Search This Blog

Sunday, March 29, 2015

Media/Public Schadenfreude Collateral Damage-Nurse Suicide (12-8-12)


It seems most of American TV anchors and commentators, local or national, are enthralled by the “Jon Stewart complex.” They and/or their writers and/or their producers can’t resist smirkily delivering puerile and sensationalized disclosures aimed at, or more likely cultivating in their viewers, an insatiable lust for gotcha-schadenfreude.
Such a style of delivery and the choice of sensational “news” material is fine for the Jon Stewarts and their audiences on self-identified comedy shows. Also, I do remember forgiving gossipy and engaging “tidbits” used sparingly to flavor responsible news hours or half-hours in years past. But now such pop-gossip on news programs provides a junk-food -- and even pure garbage -- main course to a very, very, very successfully “dumbed down” (with low or non-existent expectations) amoral public.
“Info-tainment” is the pathetic standard for programs misidentifying themselves as news shows.
Most corporate-controlled, ratings-hungry media no longer educate or inform their viewers on matters of serious and vital substance. We are more “marks” for manipulation. For distraction, omission and propaganda in the faux-news game.
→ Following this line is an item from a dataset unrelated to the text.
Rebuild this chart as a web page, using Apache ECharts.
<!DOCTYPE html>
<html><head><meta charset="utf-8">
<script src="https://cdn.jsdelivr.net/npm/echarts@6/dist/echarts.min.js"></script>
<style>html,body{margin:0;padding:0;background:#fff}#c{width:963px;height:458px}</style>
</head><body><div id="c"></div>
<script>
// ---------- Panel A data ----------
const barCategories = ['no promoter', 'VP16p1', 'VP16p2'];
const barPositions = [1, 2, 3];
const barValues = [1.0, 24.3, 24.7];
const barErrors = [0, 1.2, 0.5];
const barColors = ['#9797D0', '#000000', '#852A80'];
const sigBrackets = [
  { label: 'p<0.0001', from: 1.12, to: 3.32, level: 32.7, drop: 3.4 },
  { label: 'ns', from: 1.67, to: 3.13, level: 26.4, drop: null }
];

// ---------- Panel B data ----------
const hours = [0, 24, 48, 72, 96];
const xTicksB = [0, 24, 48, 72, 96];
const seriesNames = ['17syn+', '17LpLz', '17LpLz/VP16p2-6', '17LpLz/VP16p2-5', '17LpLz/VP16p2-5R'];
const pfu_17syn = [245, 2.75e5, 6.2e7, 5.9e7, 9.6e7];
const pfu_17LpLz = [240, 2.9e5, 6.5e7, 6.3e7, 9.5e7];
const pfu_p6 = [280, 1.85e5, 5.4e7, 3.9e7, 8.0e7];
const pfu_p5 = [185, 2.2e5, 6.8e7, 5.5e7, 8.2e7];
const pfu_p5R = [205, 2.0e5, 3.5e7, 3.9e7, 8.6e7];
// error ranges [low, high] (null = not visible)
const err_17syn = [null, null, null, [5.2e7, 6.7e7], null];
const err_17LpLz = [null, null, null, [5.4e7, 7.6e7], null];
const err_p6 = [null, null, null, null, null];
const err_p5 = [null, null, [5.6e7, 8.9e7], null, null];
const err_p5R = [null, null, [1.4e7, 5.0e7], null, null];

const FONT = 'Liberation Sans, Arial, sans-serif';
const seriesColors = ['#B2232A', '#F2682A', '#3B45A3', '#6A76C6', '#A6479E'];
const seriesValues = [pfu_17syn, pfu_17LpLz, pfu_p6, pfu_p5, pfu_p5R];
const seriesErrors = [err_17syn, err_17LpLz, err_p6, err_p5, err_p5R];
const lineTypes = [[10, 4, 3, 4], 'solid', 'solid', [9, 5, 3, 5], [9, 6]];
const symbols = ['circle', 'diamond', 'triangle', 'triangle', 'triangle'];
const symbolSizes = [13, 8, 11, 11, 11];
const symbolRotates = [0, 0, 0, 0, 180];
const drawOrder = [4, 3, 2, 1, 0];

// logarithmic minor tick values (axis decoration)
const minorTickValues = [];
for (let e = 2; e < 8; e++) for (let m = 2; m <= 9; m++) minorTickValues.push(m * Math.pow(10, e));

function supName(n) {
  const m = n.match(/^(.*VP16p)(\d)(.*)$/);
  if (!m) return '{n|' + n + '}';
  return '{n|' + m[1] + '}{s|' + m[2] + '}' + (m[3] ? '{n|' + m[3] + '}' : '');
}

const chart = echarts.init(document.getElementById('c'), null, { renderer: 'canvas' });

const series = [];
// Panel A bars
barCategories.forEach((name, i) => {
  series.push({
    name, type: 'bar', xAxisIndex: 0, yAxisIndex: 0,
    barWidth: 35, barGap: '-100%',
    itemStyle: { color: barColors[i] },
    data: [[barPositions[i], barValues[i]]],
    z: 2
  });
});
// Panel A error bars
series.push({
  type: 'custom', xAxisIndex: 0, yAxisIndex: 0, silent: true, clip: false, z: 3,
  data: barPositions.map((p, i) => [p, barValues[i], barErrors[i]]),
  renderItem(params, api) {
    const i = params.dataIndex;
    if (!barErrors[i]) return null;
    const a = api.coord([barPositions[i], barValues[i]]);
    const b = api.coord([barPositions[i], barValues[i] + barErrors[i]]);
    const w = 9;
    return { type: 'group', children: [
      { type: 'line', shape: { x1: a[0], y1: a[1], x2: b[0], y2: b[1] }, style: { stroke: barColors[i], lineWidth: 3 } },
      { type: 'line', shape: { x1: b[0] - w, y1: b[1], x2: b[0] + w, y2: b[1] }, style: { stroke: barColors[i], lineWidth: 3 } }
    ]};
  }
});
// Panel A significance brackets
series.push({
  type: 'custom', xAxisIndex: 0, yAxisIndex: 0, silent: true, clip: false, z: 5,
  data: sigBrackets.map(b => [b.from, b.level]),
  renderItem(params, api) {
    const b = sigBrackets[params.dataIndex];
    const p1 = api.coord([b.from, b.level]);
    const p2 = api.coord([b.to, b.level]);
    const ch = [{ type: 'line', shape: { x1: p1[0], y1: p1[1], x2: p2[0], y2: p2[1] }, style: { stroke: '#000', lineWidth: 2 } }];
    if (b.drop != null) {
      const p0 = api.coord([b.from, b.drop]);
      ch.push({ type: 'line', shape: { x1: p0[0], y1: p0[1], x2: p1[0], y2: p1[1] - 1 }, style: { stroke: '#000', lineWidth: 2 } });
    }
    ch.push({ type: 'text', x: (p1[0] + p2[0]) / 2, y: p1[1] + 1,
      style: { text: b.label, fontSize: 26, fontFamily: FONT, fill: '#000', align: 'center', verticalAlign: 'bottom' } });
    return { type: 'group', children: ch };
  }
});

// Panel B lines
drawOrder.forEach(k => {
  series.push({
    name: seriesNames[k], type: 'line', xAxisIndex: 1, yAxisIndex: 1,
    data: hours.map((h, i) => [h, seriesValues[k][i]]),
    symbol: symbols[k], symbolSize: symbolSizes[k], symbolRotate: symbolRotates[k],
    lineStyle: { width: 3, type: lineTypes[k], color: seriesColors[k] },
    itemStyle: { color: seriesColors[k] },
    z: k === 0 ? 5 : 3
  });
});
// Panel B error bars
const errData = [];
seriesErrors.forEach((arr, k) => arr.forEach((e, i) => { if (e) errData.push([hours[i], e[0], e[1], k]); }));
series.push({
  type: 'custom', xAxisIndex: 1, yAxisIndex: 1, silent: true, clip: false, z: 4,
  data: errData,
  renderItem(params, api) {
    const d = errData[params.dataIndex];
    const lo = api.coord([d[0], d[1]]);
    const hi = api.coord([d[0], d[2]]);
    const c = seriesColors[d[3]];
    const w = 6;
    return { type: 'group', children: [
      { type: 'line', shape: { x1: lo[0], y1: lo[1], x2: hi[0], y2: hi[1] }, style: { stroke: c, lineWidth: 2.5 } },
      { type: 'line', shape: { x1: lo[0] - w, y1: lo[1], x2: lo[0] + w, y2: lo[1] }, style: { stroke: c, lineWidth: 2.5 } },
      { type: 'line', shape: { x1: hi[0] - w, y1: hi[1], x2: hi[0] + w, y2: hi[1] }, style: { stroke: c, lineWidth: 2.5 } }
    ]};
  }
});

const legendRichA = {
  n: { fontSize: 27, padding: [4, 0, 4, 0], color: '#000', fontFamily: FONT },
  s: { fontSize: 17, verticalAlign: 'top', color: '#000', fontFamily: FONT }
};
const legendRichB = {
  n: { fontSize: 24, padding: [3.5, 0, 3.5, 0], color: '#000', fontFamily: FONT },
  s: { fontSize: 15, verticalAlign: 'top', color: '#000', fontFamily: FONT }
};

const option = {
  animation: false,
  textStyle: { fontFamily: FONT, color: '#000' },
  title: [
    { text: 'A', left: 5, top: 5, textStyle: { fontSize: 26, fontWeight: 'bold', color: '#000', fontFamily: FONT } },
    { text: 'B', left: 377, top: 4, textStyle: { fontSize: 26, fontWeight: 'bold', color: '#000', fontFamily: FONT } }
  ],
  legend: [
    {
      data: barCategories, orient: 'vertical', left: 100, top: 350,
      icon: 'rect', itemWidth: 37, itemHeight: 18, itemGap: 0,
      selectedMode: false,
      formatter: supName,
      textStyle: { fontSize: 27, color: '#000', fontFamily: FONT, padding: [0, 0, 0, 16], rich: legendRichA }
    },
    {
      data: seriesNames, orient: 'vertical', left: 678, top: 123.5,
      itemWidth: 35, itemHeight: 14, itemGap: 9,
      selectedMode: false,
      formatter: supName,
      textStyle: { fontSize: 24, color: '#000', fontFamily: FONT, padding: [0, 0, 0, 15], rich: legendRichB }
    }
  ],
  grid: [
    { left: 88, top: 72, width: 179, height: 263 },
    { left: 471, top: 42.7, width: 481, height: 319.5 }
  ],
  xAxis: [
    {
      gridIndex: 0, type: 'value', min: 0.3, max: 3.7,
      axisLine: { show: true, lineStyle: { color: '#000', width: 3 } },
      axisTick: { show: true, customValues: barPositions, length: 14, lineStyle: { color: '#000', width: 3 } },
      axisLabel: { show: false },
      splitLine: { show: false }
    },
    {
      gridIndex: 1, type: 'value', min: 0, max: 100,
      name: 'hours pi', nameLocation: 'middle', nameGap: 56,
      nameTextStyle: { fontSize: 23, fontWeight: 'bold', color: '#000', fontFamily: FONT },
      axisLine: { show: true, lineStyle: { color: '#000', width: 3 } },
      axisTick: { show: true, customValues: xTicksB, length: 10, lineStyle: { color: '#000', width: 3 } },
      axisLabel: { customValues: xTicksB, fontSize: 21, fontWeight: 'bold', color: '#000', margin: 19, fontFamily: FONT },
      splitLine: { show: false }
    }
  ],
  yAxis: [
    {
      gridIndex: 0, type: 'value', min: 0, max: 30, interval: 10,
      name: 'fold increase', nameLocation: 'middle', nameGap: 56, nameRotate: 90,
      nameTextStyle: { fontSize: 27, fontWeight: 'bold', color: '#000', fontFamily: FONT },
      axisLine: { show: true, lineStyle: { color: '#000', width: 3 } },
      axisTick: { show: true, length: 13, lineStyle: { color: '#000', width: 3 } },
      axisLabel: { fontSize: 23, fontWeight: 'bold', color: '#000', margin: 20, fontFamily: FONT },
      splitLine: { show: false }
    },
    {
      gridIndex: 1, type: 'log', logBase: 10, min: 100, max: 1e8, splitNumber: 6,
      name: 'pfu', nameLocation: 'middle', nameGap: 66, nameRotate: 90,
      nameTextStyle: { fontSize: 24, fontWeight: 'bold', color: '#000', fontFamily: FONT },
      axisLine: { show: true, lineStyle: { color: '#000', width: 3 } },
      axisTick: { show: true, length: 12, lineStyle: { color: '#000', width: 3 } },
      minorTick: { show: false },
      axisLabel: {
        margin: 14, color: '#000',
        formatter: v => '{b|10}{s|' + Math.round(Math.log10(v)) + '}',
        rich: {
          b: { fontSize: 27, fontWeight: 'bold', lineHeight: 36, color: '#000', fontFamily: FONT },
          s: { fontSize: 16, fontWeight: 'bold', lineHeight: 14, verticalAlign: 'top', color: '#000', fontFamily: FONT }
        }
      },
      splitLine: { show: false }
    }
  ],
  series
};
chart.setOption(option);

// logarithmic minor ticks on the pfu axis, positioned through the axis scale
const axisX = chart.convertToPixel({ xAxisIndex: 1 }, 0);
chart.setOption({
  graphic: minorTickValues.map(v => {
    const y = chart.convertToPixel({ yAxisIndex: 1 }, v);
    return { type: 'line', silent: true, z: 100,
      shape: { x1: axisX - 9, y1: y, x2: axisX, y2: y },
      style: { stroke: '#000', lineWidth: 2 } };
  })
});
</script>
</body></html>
A case of us “captured frogs” American citizens having morality and a capacity for critical thinking successfully boiled out of us.
I keep speaking of America, but clearly this “news story gotcha-schadenfreude” is a worldwide phenomenon. Look at the international scope of this week’s ambush on the British royal couple’s medical privacy. Even before the alleged suicide of the hospital’s nurse the story had gone “viral”.
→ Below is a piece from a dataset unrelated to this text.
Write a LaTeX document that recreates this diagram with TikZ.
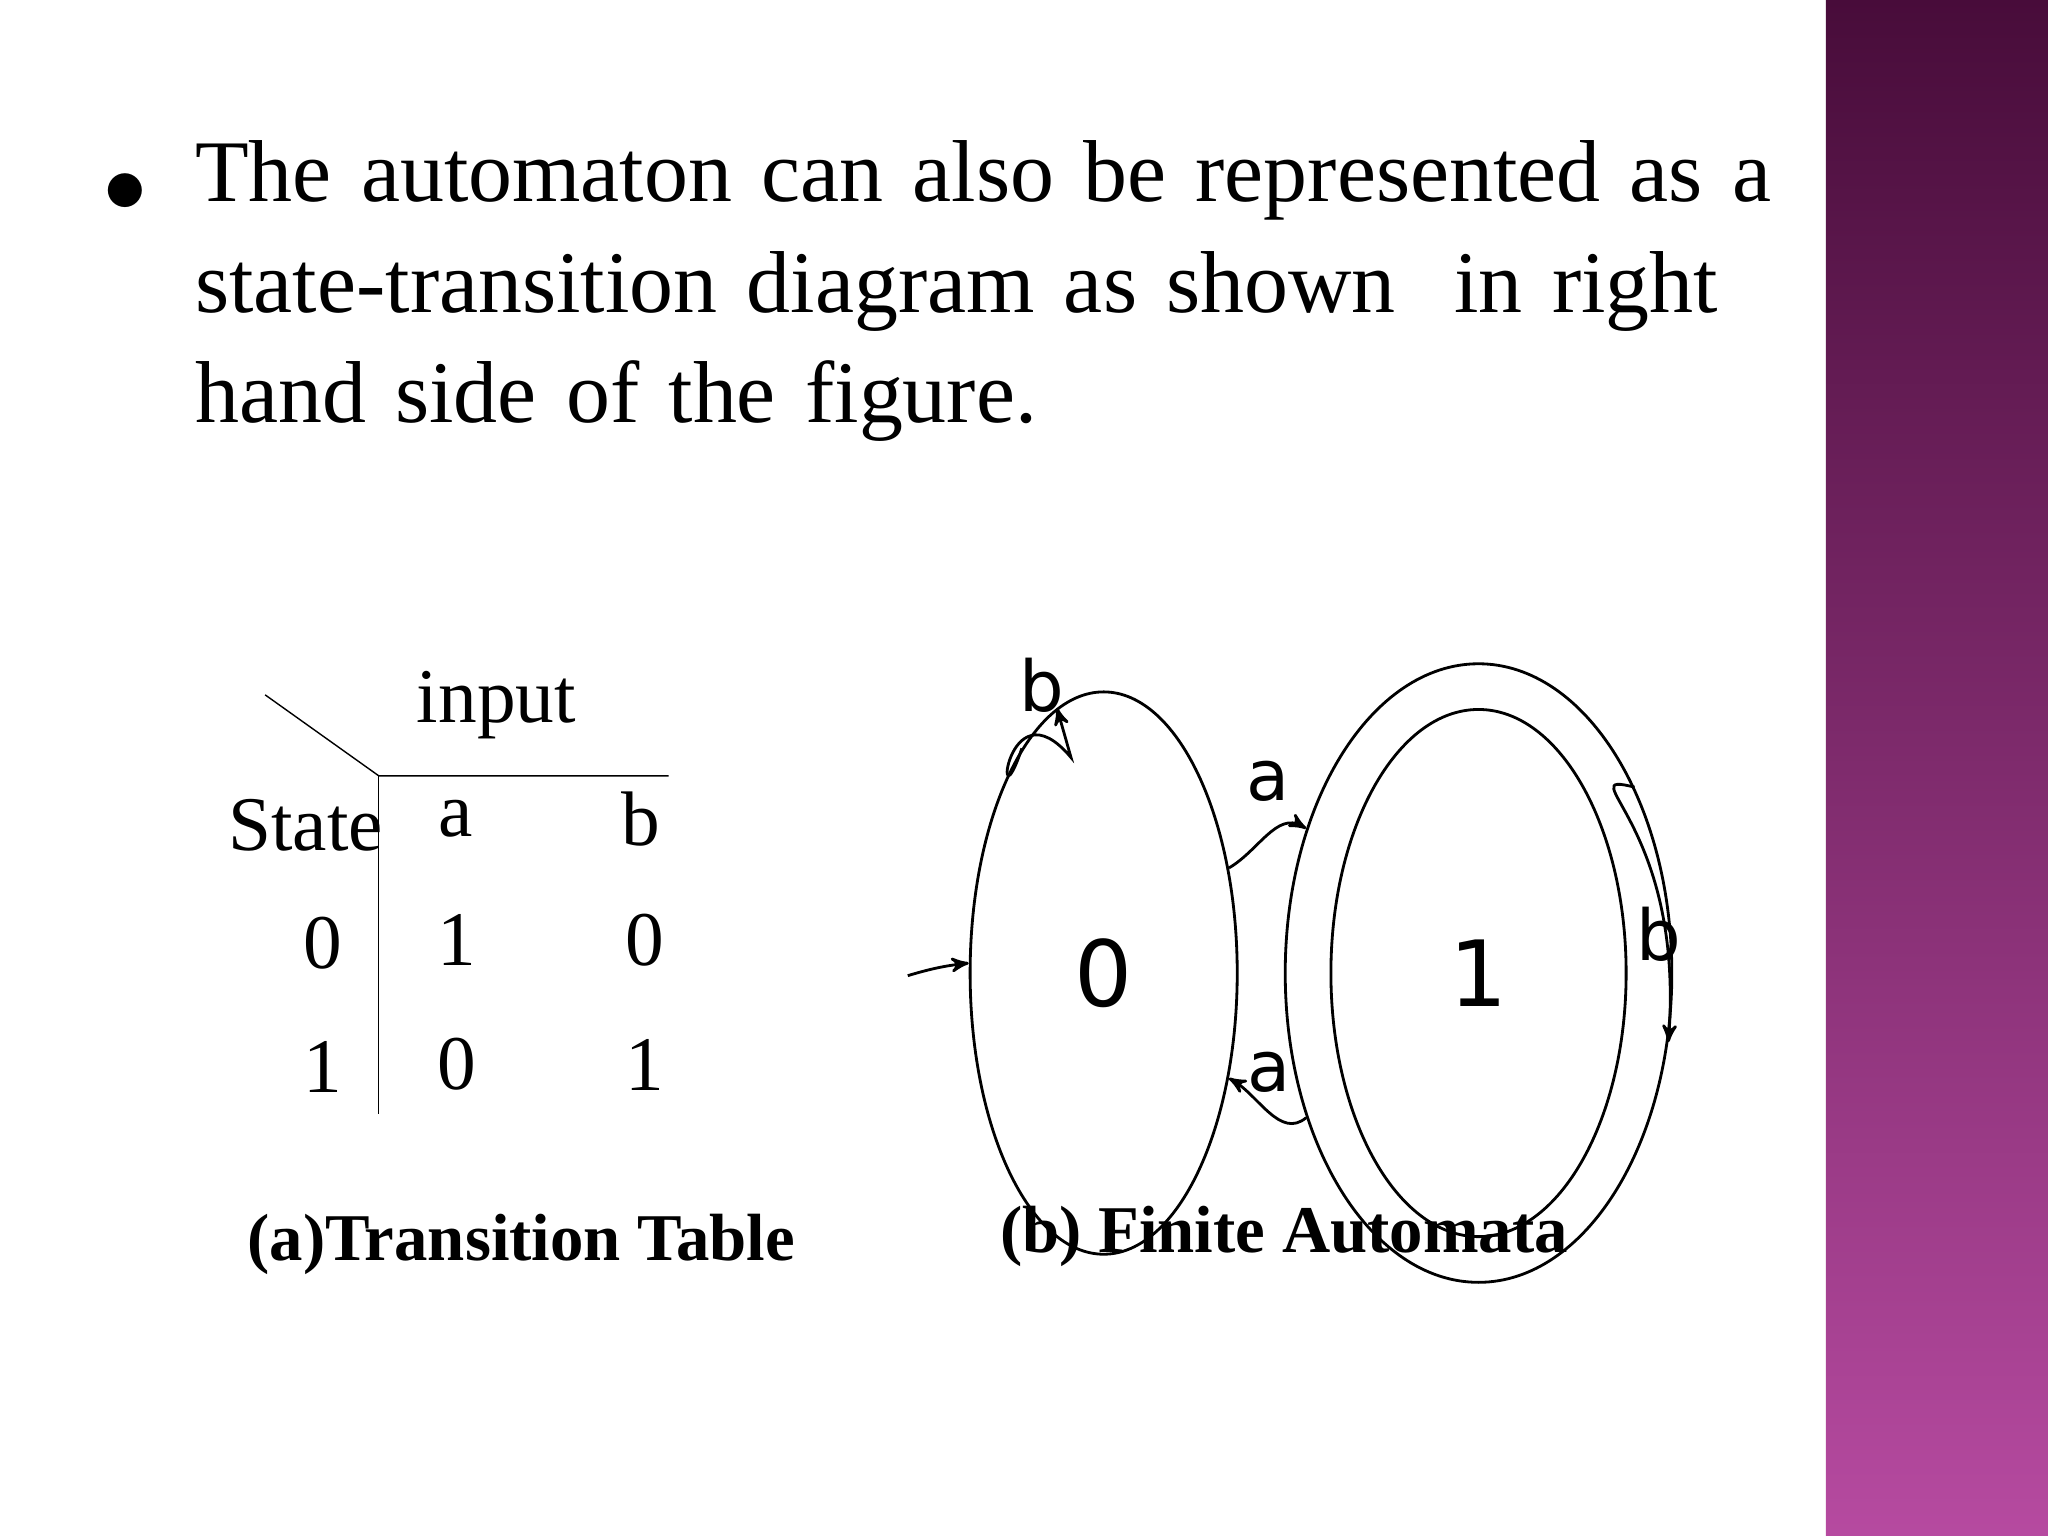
\documentclass[tikz,border=0pt]{standalone}
\usepackage{fontspec}
\setmainfont{Liberation Serif}
\newfontfamily\handfont{DejaVu Sans}
\usetikzlibrary{arrows,shapes.geometric}

\begin{document}
\begin{tikzpicture}[x=0.013061cm,y=-0.013061cm,
  state/.style={ellipse,draw,thick,minimum width=76,minimum height=160,inner sep=0pt,font=\handfont\fontsize{26}{28}\selectfont},
  tab/.style={font=\fontsize{22}{24}\selectfont},
  lbl/.style={font=\handfont\fontsize{20}{22}\selectfont},
  captext/.style={font=\bfseries\fontsize{19}{21}\selectfont},
  trans/.style={->,>=stealth',thick}]
\useasboundingbox (0,0) rectangle (1568,1176);
% side bar
\shade[top color={rgb,255:red,72;green,12;blue,58},bottom color={rgb,255:red,182;green,74;blue,160}] (1398,0) rectangle (1568,1176);

% bullet text
\node[anchor=north west,align=left,text width=16.6cm,font=\fontsize{25}{31.5}\selectfont] (txt) at (140,98)
  {The automaton can also be represented as a state-transition diagram as shown\ \ in right hand side of the figure.};
\node[font=\fontsize{25}{30}\selectfont] (dot) at (96,148) {$\bullet$};

% transition table
\coordinate (corner) at (290,594);
\coordinate (diag) at (203,532);
\coordinate (hend) at (512,594);
\coordinate (vend) at (290,853);
\draw (diag) -- (corner) -- (hend);
\draw (corner) -- (vend);
\node[tab] (input) at (380,540) {input};
\node[tab] (state) at (234,632) {State};
\node[tab] (ha) at (349,627) {a};
\node[tab] (hb) at (491,627) {b};
\node[tab] (s0) at (247,722) {0};
\node[tab] (s0a) at (350,720) {1};
\node[tab] (s0b) at (494,720) {0};
\node[tab] (s1) at (247,817) {1};
\node[tab] (s1a) at (350,815) {0};
\node[tab] (s1b) at (494,815) {1};
\node[captext] (capa) at (399,953) {(a)Transition Table};

% finite automaton
\node[state] (q0) at (845,745) {0};
\node[state,minimum width=110,minimum height=176] (q1) at (1132,745) {};
\node[state,minimum width=84,minimum height=150] (q1in) at (1132,745) {1};
\coordinate (start) at (695,747);
\draw[trans] (start) to[bend left=5] (q0);
\draw[trans] (q0.40) to[out=30,in=150] node[lbl,above=6pt] {a} (q1.140);
\draw[trans] (q1.220) to[out=220,in=-30] node[lbl,above=2pt] {a} (q0.-40);
\draw[trans] (q0.110) .. controls (760,640) and (770,520) .. (820,580) -- (q0.100);
\node[lbl] (b0) at (798,525) {b};
\draw[trans] (q1.50) .. controls (1200,590) and (1290,630) .. (q1.-20);
\node[lbl] (b1) at (1270,715) {b};
\node[captext] (capb) at (983,947) {(b) Finite Automata};
\end{tikzpicture}
\end{document}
When there are tragic consequences to a celebrity principal or to an innocent bystander to said celebrity by merciless publicity seekers can there be an opportunity for moral reckoning? Or does the tragedy become additional fodder for the sensationalism?
Would the impact on that nurse have been so profound, notwithstanding her own personal issues, had this story not been so INAPPROPRIATELY AND DISGUSTINGLY HAILED AND TREATED AS INCREDIBLY SIGNIFICANT NEWS???
WTF????
For two days there was CONSTANT messaging of the prank. Over and over and over. Another “gotcha” moment of successful privacy invasion of celebrities in a media universe that has such little honor, standards, or sense of responsibility
I don’t pretend to know the reality (or profound “surreality” is a better way to put it) of this hospital employee’s life after two days of the feeding frenzy. To become an international and local laughingstock must have been harsh to say the very least. I was pained to hear of her suicide.
I couldn’t help paralleling her tragedy to the car accident of Princess Diana from the vulture paparrazi in crazed pursuit of her so long ago. A stunning example of when agents of media run amok to entertain an insatiable, schadenfreude-hungry public.
These tragedies are both tips of the morally sick national and international cultural iceberg I’m thinking.
As the tasteless and puerile prank-triggered circus continues with the blowback on those Australian radio pranksters themselves, can and will a real moral reckoning be managed by the media as well as us, as secondary accessories to the tragedy? Can and will we seriously connect the moral dots?
Where are we to find the real heart of the tragic development of the story? In the same tabloids and shallow chattering news and commentary programs that primed the pump to insane levels originally? This, an inconveniently ugly denouement of one more profoundly shallow yet celebrated “gotcha” invasion of privacy repeated ad nauseam.
INFO-TAINMENT.
Some consider all celebrities proverbial “fair game” for media. I disagree.
Regarding those innocent “civilians” against whom the famous brush up, like this poor nurse, who become collateral damage in a monstrously viral media ambush, not only the media deserve calling out but their shallow, Roman-coliseum, blood-lusting audience as well.
Some attribute the tipping point collapse of the media (to full out amoral bottom-feeding) to the original OJ Simpson trial. Right and wrong -- ethics -- were regarded as boring and irrelevant. Legal gamesmanship was treated as a sports event. Schadenfreude and titillation had the juice. That media feeding frenzy was exhausting and seemed never-ending. It was as if nothing else on the planet should or could pull what seemed every major and junior media spotlight off that circus trial. Winning not justice was celebrated. "Ends justifies the means" behavior was endorsed.
Thereafter sensation-driven stories -- BIG ones (and seemingly lazy ones for the herds of reporters, et al.) -- became the rule catering to the basest level of public engagement -- schadenfreude. The media more and more morphed into a hollow echo chamber for what was most titillating rather than what was truly important.
Rampant war criminality? Corporate fascism? Ultimate climate planetary disaster? Too bad the fourth estate -- or maybe we should call it the quarter estate -- can’t find anything else to focus on except that which is not any of its and our damn business.